SET EXERCISE:
Transcribe the material in full. Nothing should differ except that the pictures are left out.

DATASET CONTENT:
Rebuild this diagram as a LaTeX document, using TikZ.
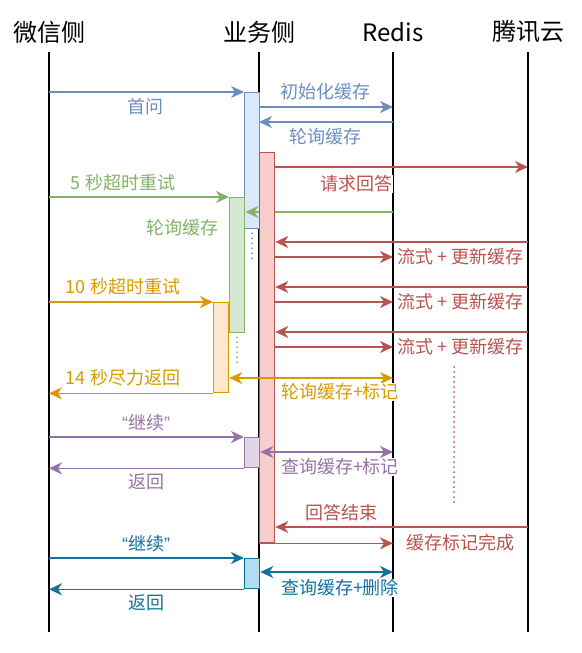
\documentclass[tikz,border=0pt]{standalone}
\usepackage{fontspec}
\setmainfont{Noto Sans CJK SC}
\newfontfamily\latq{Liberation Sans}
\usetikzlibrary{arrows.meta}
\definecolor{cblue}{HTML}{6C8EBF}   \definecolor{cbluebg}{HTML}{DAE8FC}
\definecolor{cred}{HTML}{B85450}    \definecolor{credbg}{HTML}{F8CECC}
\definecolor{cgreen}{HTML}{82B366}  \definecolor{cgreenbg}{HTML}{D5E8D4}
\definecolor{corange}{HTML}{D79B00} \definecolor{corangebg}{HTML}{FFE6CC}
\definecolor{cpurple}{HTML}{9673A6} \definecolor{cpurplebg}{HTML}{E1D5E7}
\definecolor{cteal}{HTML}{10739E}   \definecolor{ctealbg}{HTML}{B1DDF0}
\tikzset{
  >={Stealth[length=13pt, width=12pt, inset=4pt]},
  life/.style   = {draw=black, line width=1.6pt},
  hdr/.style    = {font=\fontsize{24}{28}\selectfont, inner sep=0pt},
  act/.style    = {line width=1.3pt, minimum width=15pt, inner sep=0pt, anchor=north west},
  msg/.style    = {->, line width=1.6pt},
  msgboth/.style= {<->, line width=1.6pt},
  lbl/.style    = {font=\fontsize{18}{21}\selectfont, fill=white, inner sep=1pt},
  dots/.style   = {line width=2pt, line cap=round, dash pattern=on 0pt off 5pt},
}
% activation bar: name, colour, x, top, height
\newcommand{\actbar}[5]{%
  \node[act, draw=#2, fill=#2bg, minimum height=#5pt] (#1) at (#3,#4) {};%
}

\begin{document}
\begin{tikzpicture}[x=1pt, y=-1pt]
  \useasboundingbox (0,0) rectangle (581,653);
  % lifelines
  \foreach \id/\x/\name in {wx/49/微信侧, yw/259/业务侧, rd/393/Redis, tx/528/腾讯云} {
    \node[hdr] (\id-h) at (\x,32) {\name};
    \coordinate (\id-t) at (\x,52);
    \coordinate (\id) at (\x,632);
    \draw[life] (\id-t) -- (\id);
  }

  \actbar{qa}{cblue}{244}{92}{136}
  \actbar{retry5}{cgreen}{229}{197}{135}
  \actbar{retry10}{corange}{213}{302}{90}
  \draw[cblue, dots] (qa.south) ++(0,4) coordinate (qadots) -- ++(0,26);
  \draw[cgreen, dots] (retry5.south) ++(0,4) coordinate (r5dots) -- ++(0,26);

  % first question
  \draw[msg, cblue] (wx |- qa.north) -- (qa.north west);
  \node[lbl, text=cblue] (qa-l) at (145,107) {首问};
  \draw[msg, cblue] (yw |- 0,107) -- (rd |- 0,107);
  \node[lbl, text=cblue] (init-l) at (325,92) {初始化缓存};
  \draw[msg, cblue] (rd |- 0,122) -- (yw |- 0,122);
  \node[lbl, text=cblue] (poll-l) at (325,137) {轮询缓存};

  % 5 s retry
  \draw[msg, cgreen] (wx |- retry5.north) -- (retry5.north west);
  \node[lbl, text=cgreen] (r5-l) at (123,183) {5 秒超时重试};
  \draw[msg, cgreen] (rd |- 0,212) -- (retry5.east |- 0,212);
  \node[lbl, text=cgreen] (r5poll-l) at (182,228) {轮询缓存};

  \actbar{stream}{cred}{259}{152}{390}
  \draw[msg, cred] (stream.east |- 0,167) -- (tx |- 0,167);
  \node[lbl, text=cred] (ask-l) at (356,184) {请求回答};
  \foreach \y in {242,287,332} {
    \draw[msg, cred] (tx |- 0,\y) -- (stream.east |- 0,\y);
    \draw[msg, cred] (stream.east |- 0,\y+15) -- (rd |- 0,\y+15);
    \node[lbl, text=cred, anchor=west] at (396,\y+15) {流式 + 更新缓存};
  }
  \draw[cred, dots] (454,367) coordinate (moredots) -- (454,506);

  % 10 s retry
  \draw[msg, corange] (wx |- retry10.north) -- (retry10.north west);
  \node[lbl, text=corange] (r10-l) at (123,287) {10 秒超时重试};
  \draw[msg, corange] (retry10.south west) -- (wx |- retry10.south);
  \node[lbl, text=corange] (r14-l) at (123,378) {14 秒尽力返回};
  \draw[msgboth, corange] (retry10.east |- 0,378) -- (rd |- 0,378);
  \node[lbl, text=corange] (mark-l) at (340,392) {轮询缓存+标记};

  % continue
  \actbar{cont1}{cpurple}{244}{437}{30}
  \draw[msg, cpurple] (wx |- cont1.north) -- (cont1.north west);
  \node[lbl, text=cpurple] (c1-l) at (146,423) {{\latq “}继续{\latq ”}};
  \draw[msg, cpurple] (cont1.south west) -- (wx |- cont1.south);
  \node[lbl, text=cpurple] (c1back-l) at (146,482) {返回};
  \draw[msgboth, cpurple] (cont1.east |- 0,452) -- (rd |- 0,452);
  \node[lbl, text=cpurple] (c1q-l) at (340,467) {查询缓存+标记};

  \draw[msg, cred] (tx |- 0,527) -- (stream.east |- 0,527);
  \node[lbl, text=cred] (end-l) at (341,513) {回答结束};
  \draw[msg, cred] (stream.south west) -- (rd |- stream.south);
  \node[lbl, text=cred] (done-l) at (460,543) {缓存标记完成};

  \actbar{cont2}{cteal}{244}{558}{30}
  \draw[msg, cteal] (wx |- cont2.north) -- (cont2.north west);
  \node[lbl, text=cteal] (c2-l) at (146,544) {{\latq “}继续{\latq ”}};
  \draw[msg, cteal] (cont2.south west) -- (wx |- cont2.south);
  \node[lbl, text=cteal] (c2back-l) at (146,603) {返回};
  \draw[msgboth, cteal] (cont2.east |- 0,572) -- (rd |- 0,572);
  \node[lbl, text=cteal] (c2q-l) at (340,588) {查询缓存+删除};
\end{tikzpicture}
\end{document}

RESULT OF THE TASK:
Rebuild this diagram as a LaTeX document, using TikZ.
\documentclass[tikz,border=0pt]{standalone}
\usepackage{fontspec}
\setmainfont{Noto Sans CJK SC}
\newfontfamily\latq{Liberation Sans}
\usetikzlibrary{arrows.meta}
\definecolor{cblue}{HTML}{6C8EBF}   \definecolor{cbluebg}{HTML}{DAE8FC}
\definecolor{cred}{HTML}{B85450}    \definecolor{credbg}{HTML}{F8CECC}
\definecolor{cgreen}{HTML}{82B366}  \definecolor{cgreenbg}{HTML}{D5E8D4}
\definecolor{corange}{HTML}{D79B00} \definecolor{corangebg}{HTML}{FFE6CC}
\definecolor{cpurple}{HTML}{9673A6} \definecolor{cpurplebg}{HTML}{E1D5E7}
\definecolor{cteal}{HTML}{10739E}   \definecolor{ctealbg}{HTML}{B1DDF0}
\tikzset{
  >={Stealth[length=13pt, width=12pt, inset=4pt]},
  life/.style   = {draw=black, line width=1.6pt},
  hdr/.style    = {font=\fontsize{24}{28}\selectfont, inner sep=0pt},
  act/.style    = {line width=1.3pt, minimum width=15pt, inner sep=0pt, anchor=north west},
  msg/.style    = {->, line width=1.6pt},
  msgboth/.style= {<->, line width=1.6pt},
  lbl/.style    = {font=\fontsize{18}{21}\selectfont, fill=white, inner sep=1pt},
  dots/.style   = {line width=2pt, line cap=round, dash pattern=on 0pt off 5pt},
}
% activation bar: name, colour, x, top, height
\newcommand{\actbar}[5]{%
  \node[act, draw=#2, fill=#2bg, minimum height=#5pt] (#1) at (#3,#4) {};%
}

\begin{document}
\begin{tikzpicture}[x=1pt, y=-1pt]
  \useasboundingbox (0,0) rectangle (581,653);
  % lifelines
  \foreach \id/\x/\name in {wx/49/微信侧, yw/259/业务侧, rd/393/Redis, tx/528/腾讯云} {
    \node[hdr] (\id-h) at (\x,32) {\name};
    \coordinate (\id-t) at (\x,52);
    \coordinate (\id) at (\x,632);
    \draw[life] (\id-t) -- (\id);
  }

  \actbar{qa}{cblue}{244}{92}{136}
  \actbar{retry5}{cgreen}{229}{197}{135}
  \actbar{retry10}{corange}{213}{302}{90}
  \draw[cblue, dots] (qa.south) ++(0,4) coordinate (qadots) -- ++(0,26);
  \draw[cgreen, dots] (retry5.south) ++(0,4) coordinate (r5dots) -- ++(0,26);

  % first question
  \draw[msg, cblue] (wx |- qa.north) -- (qa.north west);
  \node[lbl, text=cblue] (qa-l) at (145,107) {首问};
  \draw[msg, cblue] (yw |- 0,107) -- (rd |- 0,107);
  \node[lbl, text=cblue] (init-l) at (325,92) {初始化缓存};
  \draw[msg, cblue] (rd |- 0,122) -- (yw |- 0,122);
  \node[lbl, text=cblue] (poll-l) at (325,137) {轮询缓存};

  % 5 s retry
  \draw[msg, cgreen] (wx |- retry5.north) -- (retry5.north west);
  \node[lbl, text=cgreen] (r5-l) at (123,183) {5 秒超时重试};
  \draw[msg, cgreen] (rd |- 0,212) -- (retry5.east |- 0,212);
  \node[lbl, text=cgreen] (r5poll-l) at (182,228) {轮询缓存};

  \actbar{stream}{cred}{259}{152}{390}
  \draw[msg, cred] (stream.east |- 0,167) -- (tx |- 0,167);
  \node[lbl, text=cred] (ask-l) at (356,184) {请求回答};
  \foreach \y in {242,287,332} {
    \draw[msg, cred] (tx |- 0,\y) -- (stream.east |- 0,\y);
    \draw[msg, cred] (stream.east |- 0,\y+15) -- (rd |- 0,\y+15);
    \node[lbl, text=cred, anchor=west] at (396,\y+15) {流式 + 更新缓存};
  }
  \draw[cred, dots] (454,367) coordinate (moredots) -- (454,506);

  % 10 s retry
  \draw[msg, corange] (wx |- retry10.north) -- (retry10.north west);
  \node[lbl, text=corange] (r10-l) at (123,287) {10 秒超时重试};
  \draw[msg, corange] (retry10.south west) -- (wx |- retry10.south);
  \node[lbl, text=corange] (r14-l) at (123,378) {14 秒尽力返回};
  \draw[msgboth, corange] (retry10.east |- 0,378) -- (rd |- 0,378);
  \node[lbl, text=corange] (mark-l) at (340,392) {轮询缓存+标记};

  % continue
  \actbar{cont1}{cpurple}{244}{437}{30}
  \draw[msg, cpurple] (wx |- cont1.north) -- (cont1.north west);
  \node[lbl, text=cpurple] (c1-l) at (146,423) {{\latq “}继续{\latq ”}};
  \draw[msg, cpurple] (cont1.south west) -- (wx |- cont1.south);
  \node[lbl, text=cpurple] (c1back-l) at (146,482) {返回};
  \draw[msgboth, cpurple] (cont1.east |- 0,452) -- (rd |- 0,452);
  \node[lbl, text=cpurple] (c1q-l) at (340,467) {查询缓存+标记};

  \draw[msg, cred] (tx |- 0,527) -- (stream.east |- 0,527);
  \node[lbl, text=cred] (end-l) at (341,513) {回答结束};
  \draw[msg, cred] (stream.south west) -- (rd |- stream.south);
  \node[lbl, text=cred] (done-l) at (460,543) {缓存标记完成};

  \actbar{cont2}{cteal}{244}{558}{30}
  \draw[msg, cteal] (wx |- cont2.north) -- (cont2.north west);
  \node[lbl, text=cteal] (c2-l) at (146,544) {{\latq “}继续{\latq ”}};
  \draw[msg, cteal] (cont2.south west) -- (wx |- cont2.south);
  \node[lbl, text=cteal] (c2back-l) at (146,603) {返回};
  \draw[msgboth, cteal] (cont2.east |- 0,572) -- (rd |- 0,572);
  \node[lbl, text=cteal] (c2q-l) at (340,588) {查询缓存+删除};
\end{tikzpicture}
\end{document}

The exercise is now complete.